Personal information
- Born: Frederick Haughton Thompson 31 March 1908 Christchurch, New Zealand
- Died: 15 December 1971 (aged 63)
- Height: 1.87 m (6 ft 1+1⁄2 in)
- Weight: 80 kg (176 lb)
- Spouse: Monica Roche (d. 1961)

Sport
- Country: New Zealand
- Sport: Rowing
- Club: Avon Rowing Club

Medal record
Men's rowing
Representing New Zealand
Olympic Games
| Silver medal – second place | 1932 Los Angeles | Coxless pair |
British Empire Games
| Silver medal – second place | 1930 Hamilton | Eights |
| Bronze medal – third place | 1938 Sydney | Eights |

= Rangi Thompson =

Frederick Haughton "Rangi" Thompson (31 March 1908 - 15 December 1971) was a New Zealand rower who represented his country at one Olympic and two British Empire Games, winning a medal at each.

==Biography==
Born in Christchurch on 31 March 1908, Thompson was the son of Ellen and Frederick Thompson. A member of the Avon Rowing Club, he began rowing in 1926.

Thompson represented New Zealand at the 1930 British Empire Games in Hamilton, Ontario. He was a member of the men's eight that won the silver medal, finishing three-quarters of a length behind the victorious English crew.

At the 1932 Summer Olympics in Los Angeles, Thompson was a member of the New Zealand crews in the men's coxless pair and the men's eight. Partnered with Cyril Stiles in the coxless pair, he progressed to the final via the repêchage, and went on to win the silver medal. They finished half a length behind the gold medal crew from Great Britain after breaking a stay on the stroke rigger 600 m from the end of the race. The New Zealand eight was eliminated in the repêchage.

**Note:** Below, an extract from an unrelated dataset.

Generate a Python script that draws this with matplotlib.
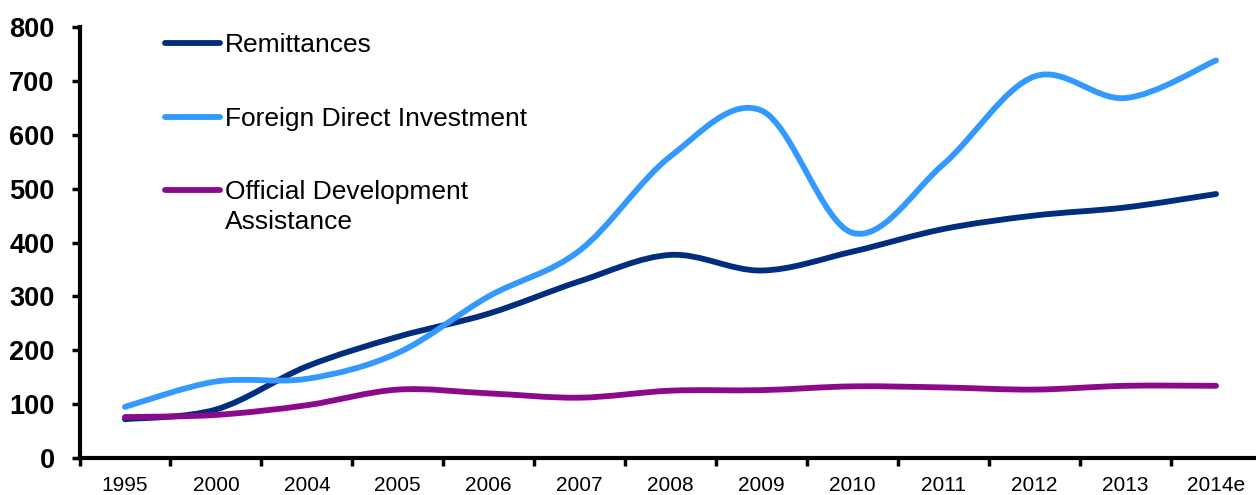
import numpy as np
import matplotlib.pyplot as plt
from matplotlib.path import Path
from matplotlib.patches import PathPatch

plt.rcParams['font.family'] = ['Liberation Sans', 'DejaVu Sans']

years = ['1995', '2000', '2004', '2005', '2006', '2007', '2008',
         '2009', '2010', '2011', '2012', '2013', '2014e']
remittances = [72, 90, 170, 225, 268, 328, 377, 348, 383, 425, 450, 465, 490]
fdi = [95, 142, 147, 195, 300, 385, 560, 645, 418, 545, 708, 668, 738]
oda = [76, 80, 98, 127, 120, 112, 125, 126, 133, 131, 127, 134, 134]

names = ['Remittances', 'Foreign Direct Investment',
         'Official Development\nAssistance']
colors = ['#002d7e', '#3399ff', '#8b0a8b']


def smooth_path(xs, ys):
    # cubic bezier segments through every point (Excel-style smoothed line)
    pts = np.column_stack([xs, ys]).astype(float)
    n = len(pts)
    verts = [pts[0]]
    codes = [Path.MOVETO]
    for i in range(n - 1):
        p0 = pts[max(i - 1, 0)]
        p1 = pts[i]
        p2 = pts[i + 1]
        p3 = pts[min(i + 2, n - 1)]
        c1 = p1 + (p2 - p0) / 6
        c2 = p2 - (p3 - p1) / 6
        verts += [c1, c2, p2]
        codes += [Path.CURVE4] * 3
    return Path(verts, codes)


fig = plt.figure(figsize=(12.56, 4.95), dpi=100)
ax = fig.add_axes([0.0633, 0.0747, 0.9411, 0.8708])

x = np.arange(len(years))
for vals, c in zip([remittances, fdi, oda], colors):
    ax.add_patch(PathPatch(smooth_path(x, vals), facecolor='none',
                           edgecolor=c, lw=4.2, capstyle='round', zorder=3))

ax.set_xlim(-0.5, len(years) - 0.5)
ax.set_ylim(0, 800)
ax.set_yticks(range(0, 801, 100))
ax.set_xticks(x)
ax.set_xticklabels(years, fontsize=15)
ax.set_xticks(np.arange(-0.5, len(years), 1), minor=True)
ax.tick_params(axis='x', which='major', length=0, pad=13)
ax.tick_params(axis='x', which='minor', length=6, width=2.5, direction='out')
ax.tick_params(axis='y', length=6, width=2.5, direction='out', labelsize=19.5, pad=12)
for lab in ax.get_yticklabels():
    lab.set_fontweight('bold')

for s in ['top', 'right']:
    ax.spines[s].set_visible(False)
for s in ['left', 'bottom']:
    ax.spines[s].set_linewidth(3)

# legend drawn by hand: handle sits level with the first line of each label
leg_y = [0.963, 0.791, 0.622]
for c, name, yy in zip(colors, names, leg_y):
    ax.plot([0.0723, 0.1189], [yy, yy], transform=ax.transAxes, color=c,
            lw=4.2, solid_capstyle='round', clip_on=False)
    ax.text(0.123, yy + 0.023, name, transform=ax.transAxes, fontsize=19,
            va='top', ha='left', linespacing=1.3)

fig.savefig('out.png', dpi=100)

Thompson again competed for New Zealand in the men's eight at the 1938 British Empire Games in Sydney, where he was a member of the bronze medal-winning crew.

Thompson worked as a tanner at the Woolston Tanneries in Christchurch, where he was involved in a serious accident in July 1943. He caught his left arm in a machine used for stripping hides, and it took 45 minutes for him to be extricated. His arm was later amputated at Christchurch Hospital. He later became a greengrocer.

Despite his accident, Thompson continued his involvement with the Avon Rowing Club, and coached David and Humphrey Gould, who won the silver medal in the coxless pair at the 1950 British Empire Games in Auckland.

Thompson died on 15 December 1971, and he was buried at Ruru Lawn Cemetery, Christchurch.